For decades, the standard approach to bone loss has been surgical intervention—grafts, membranes, growth factors. These methods can work, but they're invasive, unpredictable, and fundamentally misaligned with how bone actually regenerates.
Bone is not a static tissue. It's a living, dynamic structure that constantly remodels itself in response to mechanical stress. This isn't a new discovery—Julius Wolff described it in 1892. What's remarkable is that 130 years later, we still haven't built therapies around this principle.
The Physics of Bone
When you walk, chew, or move, mechanical forces travel through your skeleton. These forces generate tiny electrical signals through a phenomenon called piezoelectricity. Your bones convert pressure into voltage—and that voltage tells your body where to build new bone.

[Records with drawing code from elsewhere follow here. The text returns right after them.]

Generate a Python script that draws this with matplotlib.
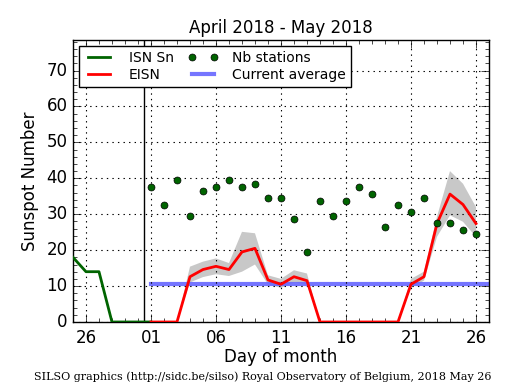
import matplotlib
matplotlib.use("Agg")
import matplotlib.pyplot as plt
import numpy as np

plt.style.use("classic")

# days relative to 2018 May 01 (0 = May 01)
isn_days = [-6, -5, -4, -3, -2, -1, 0]
isn_vals = [18, 14, 14, 0, 0, 0, 0]

eisn_days = list(range(0, 26))
eisn_vals = [0, 0, 0, 12.6, 14.6, 15.5, 14.6, 19.5, 20.5, 11.7, 10.5, 12.6, 11.5,
             0, 0, 0, 0, 0, 0, 0, 10.5, 12.6, 27.4, 35.6, 32.7, 27.4]
band_lo = [0, 0, 0, 11, 12.5, 13.3, 12.8, 14, 16, 10.5, 9.5, 11, 10.5,
           0, 0, 0, 0, 0, 0, 0, 9.5, 11.5, 23.7, 29.7, 27.9, 23.7]
band_hi = [0, 0, 0, 15.4, 16.8, 17.7, 16.4, 25.1, 24.7, 13, 12, 14.4, 13.5,
           0, 0, 0, 0, 0, 0, 0, 12, 14, 29.3, 42, 38.5, 32]

nb_vals = [37.6, 32.7, 39.6, 29.5, 36.5, 37.6, 39.6, 37.6, 38.4, 34.5, 34.5, 28.7,
           19.5, 33.7, 29.5, 33.7, 37.6, 35.6, 26.5, 32.7, 30.6, 34.5, 27.6, 27.6,
           25.7, 24.6]

avg_value = 10.7
avg_days = [0, 26]

tick_pos = [-5, 0, 5, 10, 15, 20, 25]
tick_labels = ["26", "01", "06", "11", "16", "21", "26"]

fig = plt.figure(figsize=(5.15, 3.9), dpi=100)
fig.patch.set_facecolor("white")
ax = fig.add_axes([0.1417, 0.1744, 0.8078, 0.7230])

ax.fill_between(eisn_days, band_lo, band_hi, color="#c8c8c8", edgecolor="none", zorder=1)
ax.plot(isn_days, isn_vals, color="#006400", lw=2, label="ISN Sn", zorder=3)
ax.plot(eisn_days, eisn_vals, color="red", lw=2, label="EISN", zorder=3)
ax.plot(eisn_days, nb_vals, linestyle="none", marker="o", markersize=5,
        markerfacecolor="#006400", markeredgecolor="black", markeredgewidth=0.5,
        label="Nb stations", zorder=4)
ax.plot(avg_days, [avg_value, avg_value], color="#6666ff", lw=3, alpha=0.9,
        label="Current average", zorder=2)
ax.axvline(-0.5, color="black", lw=1, zorder=2)

ax.set_xlim(-6, 26)
ax.set_ylim(0, 78.5)
ax.set_xticks(tick_pos)
ax.set_xticklabels(tick_labels)
ax.set_xticks(np.arange(-6, 27, 1), minor=True)
ax.set_yticks(np.arange(0, 71, 10))
ax.set_yticks(np.arange(0, 79, 2), minor=True)
ax.tick_params(axis="both", which="major", labelsize=12, direction="in", length=6)
ax.tick_params(axis="both", which="minor", direction="in", length=3)
ax.tick_params(axis="x", pad=5)
ax.grid(True, which="major", color="black", linestyle=":", lw=0.8)

ax.set_xlabel("Day of month", fontsize=12, labelpad=1)
ax.set_ylabel("Sunspot Number", fontsize=12)
ax.set_title("April 2018 - May 2018", fontsize=12)

leg = ax.legend(loc="upper left", ncol=2, fontsize=10, numpoints=2,
                frameon=True, borderaxespad=0.4, handlelength=2.2,
                columnspacing=1.0, handletextpad=1.0, labelspacing=0.2)
leg.get_frame().set_edgecolor("black")

fig.text(0.51, 0.035, "SILSO graphics (http://sidc.be/silso) Royal Observatory of Belgium, 2018 May 26",
         ha="center", va="center", fontsize=8, family="DejaVu Serif")

fig.savefig("out.png", dpi=100, facecolor="white")
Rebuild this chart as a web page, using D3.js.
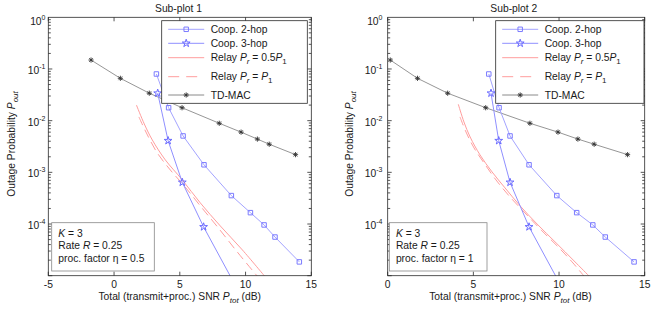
<!DOCTYPE html>
<html>
<head>
<meta charset="utf-8">
<script src="https://cdn.jsdelivr.net/npm/d3@7"></script>
<style>
  body { margin: 0; background: #fff; }
  text { font-family: "Liberation Sans", Arial, sans-serif; font-size: 10.3px; fill: #1a1a1a; }
</style>
</head>
<body>
<svg id="chart" width="661" height="310"></svg>
<script>
// ---- data ----
const panelTitles = ['Sub-plot 1', 'Sub-plot 2']
const etaValues = ['0.5', '1']
const yTickPowers = [0, -1, -2, -3, -4]
const xTicks1 = [-5, 0, 5, 10, 15]
const xTicks2 = [0, 5, 10, 15]

const tdmacP = [0.149, 0.066, 0.034, 0.0178, 0.0089, 0.0060, 0.0044, 0.0035, 0.0022]
const tdmacSnr1 = [-1.75, 0.48, 2.68, 5.17, 8.0, 9.66, 10.9, 11.8, 13.8]
const tdmacSnr2 = [0.15, 1.74, 3.5, 5.72, 8.3, 9.94, 11.1, 12.05, 14.0]

const coop2P = [0.080, 0.0178, 0.00506, 0.0014, 3.55e-4, 1.66e-4, 9.6e-5, 5.6e-5, 1.85e-5]
const coop2Snr1 = [3.22, 4.15, 5.25, 6.84, 8.92, 10.37, 11.41, 12.24, 14.09]
const coop2Snr2 = [5.9, 6.5, 7.14, 8.25, 9.87, 11.03, 11.97, 12.7, 14.38]

const coop3P = [0.034, 0.0041, 6.4e-4, 8.8e-5, 9e-6]
const coop3Snr1 = [3.32, 4.11, 5.19, 6.81, 8.92]
const coop3Snr2 = [6.03, 6.48, 7.14, 8.25, 9.87]

const relayHalfSnr1 = [1.70, 2.30, 2.91, 3.90, 5.19, 6.56, 8.08, 9.76, 11.45]
const relayHalfP1 = [0.0201, 0.00863, 0.00423, 0.00174, 7.13e-4, 2.56e-4, 9.18e-5, 3.15e-5, 9.8e-6]
const relayFullSnr1 = [1.89, 2.46, 3.29, 4.28, 5.34, 6.56, 7.93, 9.37, 10.89]
const relayFullP1 = [0.0118, 0.00578, 0.00237, 0.00111, 5.46e-4, 2.24e-4, 8.4e-5, 2.88e-5, 9.8e-6]

const relayHalfSnr2 = [4.12, 4.45, 4.81, 5.39, 6.09, 6.85, 7.73, 8.72, 9.83, 10.88, 11.76]
const relayHalfP2 = [0.0208, 0.00944, 0.00484, 0.00217, 0.00102, 4.99e-4, 2.24e-4, 1.0e-4, 4.31e-5, 1.93e-5, 9.8e-6]
const relayFullSnr2 = [4.22, 4.57, 5.04, 5.62, 6.32, 7.14, 8.01, 9.01, 10.06, 10.76, 11.46]
const relayFullP2 = [0.0118, 0.00604, 0.00296, 0.00152, 7.13e-4, 3.34e-4, 1.64e-4, 7.35e-5, 3.3e-5, 1.85e-5, 9.8e-6]

// ---- styles ----
const colours = {
  coop2: '#a3a3ff',
  coop2Marker: '#7b7bff',
  coop3: '#8f8fff',
  coop3Marker: '#6a6aff',
  relay: '#ff9d9d',
  tdmac: '#8a8a8a',
  tdmacMarker: '#333',
  frame: '#2a2a2a'
}

const svg = d3.select('#chart')
const axTop = 17.3
const axBottom = 275.7

const panels = [
  {
    x0: 48.3, x1: 311.3, domain: [-5, 15], ticks: xTicks1,
    titleX: 178.5, xLabelX: 179.7, yLabelX: 15, tickEnd: 45.5,
    legend: { x0: 161.7, x1: 307.3 },
    note: { x0: 51.7, x1: 154.3 },
    series: {
      tdmac: [tdmacSnr1, tdmacP], coop2: [coop2Snr1, coop2P], coop3: [coop3Snr1, coop3P],
      relayHalf: [relayHalfSnr1, relayHalfP1], relayFull: [relayFullSnr1, relayFullP1]
    }
  },
  {
    x0: 387.7, x1: 644.7, domain: [0, 15], ticks: xTicks2,
    titleX: 513.8, xLabelX: 510.5, yLabelX: 353, tickEnd: 382.5,
    legend: { x0: 495.7, x1: 644 },
    note: { x0: 389.3, x1: 487 },
    series: {
      tdmac: [tdmacSnr2, tdmacP], coop2: [coop2Snr2, coop2P], coop3: [coop3Snr2, coop3P],
      relayHalf: [relayHalfSnr2, relayHalfP2], relayFull: [relayFullSnr2, relayFullP2]
    }
  }
]

// write a run of styled pieces into a <text>
function richText (sel, parts) {
  parts.forEach(p => {
    const t = sel.append('tspan').text(p.t)
    if (p.i) t.attr('font-style', 'italic')
    if (p.sub) t.attr('font-size', 8).attr('dy', 3)
    if (p.up) t.attr('dy', -3)
  })
  return sel
}

function drawMarker (g, kind, x, y) {
  if (kind === 'square') {
    g.append('path')
      .attr('d', d3.symbol(d3.symbolSquare, 20)())
      .attr('transform', `translate(${x},${y})`)
      .attr('fill', 'none')
      .attr('stroke', colours.coop2Marker)
  } else if (kind === 'star') {
    g.append('path')
      .attr('d', d3.symbol(d3.symbolStar, 19)())
      .attr('transform', `translate(${x},${y})`)
      .attr('fill', 'none')
      .attr('stroke', colours.coop3Marker)
  } else {
    const r = 2.6
    const q = r * 0.7
    g.append('path')
      .attr('d', `M${x - r},${y}H${x + r}M${x},${y - r}V${y + r}M${x - q},${y - q}L${x + q},${y + q}M${x - q},${y + q}L${x + q},${y - q}`)
      .attr('stroke', colours.tdmacMarker)
      .attr('stroke-width', 0.9)
  }
}

panels.forEach((p, idx) => {
  const x = d3.scaleLinear().domain(p.domain).range([p.x0, p.x1])
  const y = d3.scaleLog().domain([1e-5, 1]).range([axBottom, axTop])
  const g = svg.append('g').attr('class', `panel-${idx + 1}`)

  const clipId = `clip-${idx}`
  svg.append('clipPath').attr('id', clipId)
    .append('rect')
    .attr('x', p.x0).attr('y', axTop)
    .attr('width', p.x1 - p.x0).attr('height', axBottom - axTop)

  // ticks: x majors on bottom and top, y majors + log minors on both sides
  const ticks = g.append('g').attr('stroke', colours.frame).attr('stroke-width', 0.8)
  p.ticks.forEach(v => {
    ticks.append('line').attr('x1', x(v)).attr('x2', x(v)).attr('y1', axBottom).attr('y2', axBottom - 4)
    ticks.append('line').attr('x1', x(v)).attr('x2', x(v)).attr('y1', axTop).attr('y2', axTop + 4)
  })
  for (let e = -5; e < 0; e++) {
    for (let k = 1; k < 10; k++) {
      const v = k * Math.pow(10, e)
      const len = k === 1 ? 4 : 2.5
      ticks.append('line').attr('x1', p.x0).attr('x2', p.x0 + len).attr('y1', y(v)).attr('y2', y(v))
      ticks.append('line').attr('x1', p.x1).attr('x2', p.x1 - len).attr('y1', y(v)).attr('y2', y(v))
    }
  }

  // tick labels
  p.ticks.forEach(v => {
    g.append('text')
      .attr('x', x(v)).attr('y', 287.5)
      .attr('text-anchor', 'middle')
      .text(v)
  })
  yTickPowers.forEach(e => {
    const t = g.append('text')
      .attr('x', p.tickEnd)
      .attr('y', y(Math.pow(10, e)) + (e === 0 ? 7.5 : 5))
      .attr('text-anchor', 'end')
    t.append('tspan').text('10')
    t.append('tspan').text(e === 0 ? '0' : `-${-e}`)
      .attr('font-size', 7).attr('dy', -5)
  })

  // series
  const plot = g.append('g').attr('clip-path', `url(#${clipId})`)
  const line = d3.line().x(d => x(d[0])).y(d => y(d[1]))
  const smooth = d3.line().x(d => x(d[0])).y(d => y(d[1])).curve(d3.curveCatmullRom)
  const pts = ([xs, ys]) => xs.map((v, i) => [v, ys[i]])

  plot.append('path').attr('d', smooth(pts(p.series.relayHalf)))
    .attr('fill', 'none').attr('stroke', colours.relay)
  plot.append('path').attr('d', smooth(pts(p.series.relayFull)))
    .attr('fill', 'none').attr('stroke', colours.relay).attr('stroke-dasharray', '9,5')

  plot.append('path').attr('d', line(pts(p.series.tdmac)))
    .attr('fill', 'none').attr('stroke', colours.tdmac).attr('stroke-width', 0.9)
  pts(p.series.tdmac).forEach(d => drawMarker(plot, 'asterisk', x(d[0]), y(d[1])))

  plot.append('path').attr('d', line(pts(p.series.coop2)))
    .attr('fill', 'none').attr('stroke', colours.coop2)
  pts(p.series.coop2).forEach(d => drawMarker(plot, 'square', x(d[0]), y(d[1])))

  plot.append('path').attr('d', line(pts(p.series.coop3)))
    .attr('fill', 'none').attr('stroke', colours.coop3)
  pts(p.series.coop3).filter(d => d[1] >= 1e-5).forEach(d => drawMarker(plot, 'star', x(d[0]), y(d[1])))

  // frame
  g.append('rect')
    .attr('x', p.x0).attr('y', axTop)
    .attr('width', p.x1 - p.x0).attr('height', axBottom - axTop)
    .attr('fill', 'none').attr('stroke', colours.frame).attr('stroke-width', 0.8)

  // title and axis labels
  g.append('text').attr('x', p.titleX).attr('y', 11.5)
    .attr('text-anchor', 'middle').text(panelTitles[idx])

  richText(g.append('text').attr('x', p.xLabelX).attr('y', 300).attr('text-anchor', 'middle'), [
    { t: 'Total (transmit+proc.) SNR ' }, { t: 'P', i: true }, { t: 'tot', i: true, sub: true }, { t: ' (dB)', up: true }
  ])

  richText(g.append('text')
    .attr('transform', `translate(${p.yLabelX},144) rotate(-90)`)
    .attr('text-anchor', 'middle'), [
    { t: 'Outage Probability ' }, { t: 'P', i: true }, { t: 'out', i: true, sub: true }
  ])

  // legend
  const lg = g.append('g')
  lg.append('rect')
    .attr('x', p.legend.x0).attr('y', 20.7)
    .attr('width', p.legend.x1 - p.legend.x0).attr('height', 82.6)
    .attr('fill', '#fff').attr('stroke', colours.frame).attr('stroke-width', 0.8)
  const lx0 = p.legend.x0 + 6.5
  const lx1 = lx0 + 36
  const lmid = (lx0 + lx1) / 2
  const rows = [
    { y: 29.3, stroke: colours.coop2, marker: 'square', parts: [{ t: 'Coop. 2-hop' }] },
    { y: 43.3, stroke: colours.coop3, marker: 'star', parts: [{ t: 'Coop. 3-hop' }] },
    { y: 57.7, stroke: colours.relay, parts: [{ t: 'Relay ' }, { t: 'P', i: true }, { t: 'r', i: true, sub: true }, { t: ' = 0.5', up: true }, { t: 'P', i: true }, { t: '1', sub: true }] },
    { y: 76.7, stroke: colours.relay, dash: '11,7', parts: [{ t: 'Relay ' }, { t: 'P', i: true }, { t: 'r', i: true, sub: true }, { t: ' = ', up: true }, { t: 'P', i: true }, { t: '1', sub: true }] },
    { y: 95, stroke: colours.tdmac, marker: 'asterisk', parts: [{ t: 'TD-MAC' }] }
  ]
  rows.forEach(r => {
    lg.append('line')
      .attr('x1', lx0).attr('x2', lx1).attr('y1', r.y).attr('y2', r.y)
      .attr('stroke', r.stroke)
      .attr('stroke-dasharray', r.dash || null)
    if (r.marker) drawMarker(lg, r.marker, lmid, r.y)
    richText(lg.append('text').attr('x', lx1 + 6.5).attr('y', r.y + 3.6), r.parts)
  })

  // parameter box
  const nb = g.append('g')
  nb.append('rect')
    .attr('x', p.note.x0).attr('y', 222.7)
    .attr('width', p.note.x1 - p.note.x0).attr('height', 48.3)
    .attr('fill', '#fff').attr('stroke', '#888').attr('stroke-width', 0.8)
  const noteLines = [
    [{ t: 'K', i: true }, { t: ' = 3' }],
    [{ t: 'Rate ' }, { t: 'R', i: true }, { t: ' = 0.25' }],
    [{ t: 'proc. factor η = ' + etaValues[idx] }]
  ]
  noteLines.forEach((parts, i) => {
    richText(nb.append('text').attr('x', p.note.x0 + 6.6).attr('y', 236.5 + i * 12.8), parts)
  })
})
</script>
</body>
</html>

This is why astronauts lose bone mass in space. Without gravity, there's no mechanical loading. Without loading, there's no piezoelectric signal. Without the signal, osteoblasts don't know where to work.
The Gap We Saw
When my co-founder and I looked at the periodontal market, we saw a $30 billion problem with no good solutions. Over 40% of American adults have periodontal disease. The bone loss it causes is considered irreversible unless you undergo surgery—and even then, outcomes are inconsistent.
We asked: what if we could deliver a piezoelectric signal directly to the defect site? What if we could tell the body exactly where to regenerate bone, using its own mechanical energy as the power source?
Building the Platform
That question became Oral BioLife. Our piezoelectric regenerative platform doesn't add external drugs or biologics. It converts the natural micromotion of daily function—chewing, speaking, breathing—into localized bioelectrical signals that activate physiological bone formation.
The scaffold is biodegradable. The mechanism is endogenous. The regulatory pathway is clean.
What's Next
We've demonstrated 100% bone regeneration response in pre-clinical canine models. Our lead program, Ambrilux™ Dental Gel, is advancing toward first-in-human studies in 2026. And we're already exploring applications beyond periodontal disease—peri-implantitis, craniofacial defects, orthopedic indications.
Bone loss has been treated as irreversible for too long. We're building the platform to change that.